At the heart of the initiative is the Community Dialogue Fellowship, which trains community leaders to facilitate conversations and collaborative problem-solving in their own neighborhoods, workplaces, and institutions. This has grown into a network of healers, bridgers, and facilitators who lean on one another and who, individually and collectively, have begun to make a difference in the way the community interacts around important and difficult tensions.

For example, after the start of the Israel-Hamas war, a rabbi in this community found herself facing a congregation fractured by grief and disagreement. Friends had stopped speaking. Neighbors avoided one another. The community she had built over years felt like it was unraveling. She knew that without a safe place to talk, the divides within her synagogue would only grow.

Through the Community Cornerstones Initiative, she invited her congregation into a series of structured dialogues, beginning with small listening circles that gave space for grief and lament. Over time, these circles expanded into conversations where members could share personal stories, acknowledge differences, and reconnect around their shared faith. What began as silence and avoidance became a renewed sense of community. 

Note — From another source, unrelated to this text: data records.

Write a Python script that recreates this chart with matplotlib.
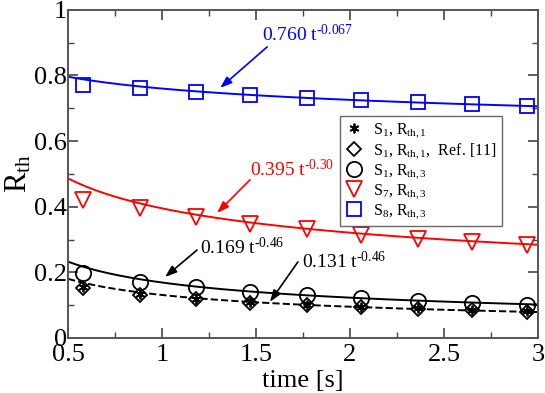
import numpy as np
import matplotlib
matplotlib.use('Agg')
import matplotlib.pyplot as plt
from matplotlib.ticker import MultipleLocator, FormatStrFormatter

plt.rcParams['font.family'] = ['Liberation Serif', 'DejaVu Serif']
plt.rcParams['mathtext.fontset'] = 'custom'
plt.rcParams['mathtext.rm'] = 'Liberation Serif'
plt.rcParams['mathtext.it'] = 'Liberation Serif:italic'

# measured points
t = [0.58, 0.88, 1.18, 1.47, 1.77, 2.06, 2.36, 2.65, 2.94]
s1_r1 = [0.155, 0.133, 0.120, 0.110, 0.102, 0.095, 0.090, 0.085, 0.081]
s1_r1_ref = [0.153, 0.131, 0.118, 0.108, 0.100, 0.094, 0.088, 0.084, 0.080]
s1_r3 = [0.198, 0.171, 0.156, 0.141, 0.131, 0.122, 0.114, 0.108, 0.102]
s7_r3 = [0.420, 0.396, 0.369, 0.348, 0.332, 0.314, 0.302, 0.293, 0.284]
s8_r3 = [0.771, 0.762, 0.750, 0.741, 0.732, 0.726, 0.718, 0.712, 0.706]

# power-law fits a * t^b, as written on the chart
fit_a = [0.760, 0.395, 0.169, 0.131]
fit_b = [-0.067, -0.30, -0.46, -0.46]
fit_txt = ['0.760', '0.395', '0.169', '0.131']
fit_exp = ['-0.067', '-0.30', '-0.46', '-0.46']
fit_col = ['blue', 'red', 'black', 'black']
fit_ls = ['-', '-', '-', '--']

fig = plt.figure(figsize=(5.45, 3.93), dpi=100)
ax = fig.add_axes([0.125, 0.14, 0.862, 0.835])

tt = np.linspace(0.5, 3.0, 200)
for a, b, c, ls in zip(fit_a, fit_b, fit_col, fit_ls):
    ax.plot(tt, a * tt ** b, color=c, ls=ls, lw=1.4, zorder=2)

ax.plot(t, s1_r1, ls='none', marker=(6, 2, 0), ms=7, mec='black', mew=1.3,
        label=r'S$_1$, R$_{\rm th,1}$', zorder=4)
ax.plot(t, s1_r1_ref, ls='none', marker='D', ms=7, mfc='none', mec='black', mew=1.3,
        label=r'S$_1$, R$_{\rm th,1}$,  Ref. [11]', zorder=3)
ax.plot(t, s1_r3, ls='none', marker='o', ms=11, mfc='none', mec='black', mew=1.3,
        label=r'S$_1$, R$_{\rm th,3}$', zorder=3)
ax.plot(t, s7_r3, ls='none', marker='v', ms=11, mfc='none', mec='red', mew=1.3,
        label=r'S$_7$, R$_{\rm th,3}$', zorder=3)
ax.plot(t, s8_r3, ls='none', marker='s', ms=10, mfc='none', mec='blue', mew=1.3,
        label=r'S$_8$, R$_{\rm th,3}$', zorder=3)

# annotation text positions and arrows (data coords)
txt_pos = [(1.532, 0.924), (1.468, 0.512), (1.202, 0.277), (1.745, 0.232)]
arr_from = [(1.559, 0.887), (1.468, 0.482), (1.186, 0.268), (1.723, 0.232)]
arr_to = [(1.309, 0.762), (1.293, 0.381), (1.016, 0.186), (1.574, 0.110)]
arrow = dict(arrowstyle='-|>,head_length=0.7,head_width=0.25', lw=1.2, shrinkA=0, shrinkB=0)
for i in range(4):
    ax.annotate('', xy=arr_to[i], xytext=arr_from[i],
                arrowprops=dict(arrow, color=fit_col[i]))
    ax.text(txt_pos[i][0], txt_pos[i][1],
            fit_txt[i] + r' t$^{\text{' + fit_exp[i] + '}}$',
            color=fit_col[i], fontsize=14, ha='left', va='center')

ax.set_xlim(0.5, 3.0)
ax.set_ylim(0, 1)
ax.xaxis.set_major_locator(MultipleLocator(0.5))
ax.xaxis.set_minor_locator(MultipleLocator(0.25))
ax.yaxis.set_major_locator(MultipleLocator(0.2))
ax.yaxis.set_minor_locator(MultipleLocator(0.1))
ax.xaxis.set_major_formatter(FormatStrFormatter('%g'))
ax.yaxis.set_major_formatter(FormatStrFormatter('%g'))
ax.tick_params(which='both', direction='in', top=True, right=True, color='#444444')
ax.tick_params(which='major', length=7, width=1.2, labelsize=19, pad=1)
ax.tick_params(axis='x', which='major', pad=4)
ax.tick_params(which='minor', length=4, width=1.0)
for sp in ax.spines.values():
    sp.set_color('#555555')
    sp.set_linewidth(1.4)

ax.set_xlabel('time [s]', fontsize=19, labelpad=3)
ax.set_ylabel(r'R$_{\rm th}$', fontsize=22, labelpad=0)

leg = ax.legend(loc='upper left', bbox_to_anchor=(0.578, 0.676), fontsize=11.5,
                frameon=True, fancybox=False, edgecolor='#444444',
                handlelength=1.2, handletextpad=0.6, labelspacing=0.08,
                borderpad=0.3, borderaxespad=0)
leg.get_frame().set_linewidth(1.0)

fig.savefig('out.png', dpi=100)
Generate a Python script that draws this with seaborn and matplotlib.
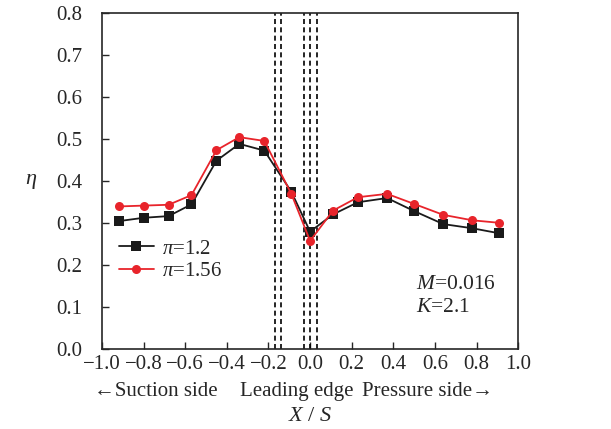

The rabbi’s synagogue’s experience mirrors what Community Cornerstones has sparked across the Triangle: when leaders create safe space for honest dialogue, fractured relationships can begin to mend, and institutions can emerge stronger and more resilient in the face of division.

Leaders Who Listen, Communities That Last

The impact extended far beyond a single congregation. Over two years, local leaders from across The Triangle co-created new programs, practiced ways of having hard conversations, and built a network of leaders committed to helping the region thrive. They have guided students to discuss elections without naming political parties, brought police officers into restorative listening circles, and helped faith leaders open space to talk about identity, race, and belonging.

By training leaders across local institutions and linking them in a network, Essential Partners and its partners are ensuring that when tensions rise, whether over a school dispute, a neighborhood conflict, or a national crisis, communities can respond together.

“This is the work of creating pluralism. At the grassroots level, community by community, cornerstone by cornerstone, learning together, staying together, supporting one another.”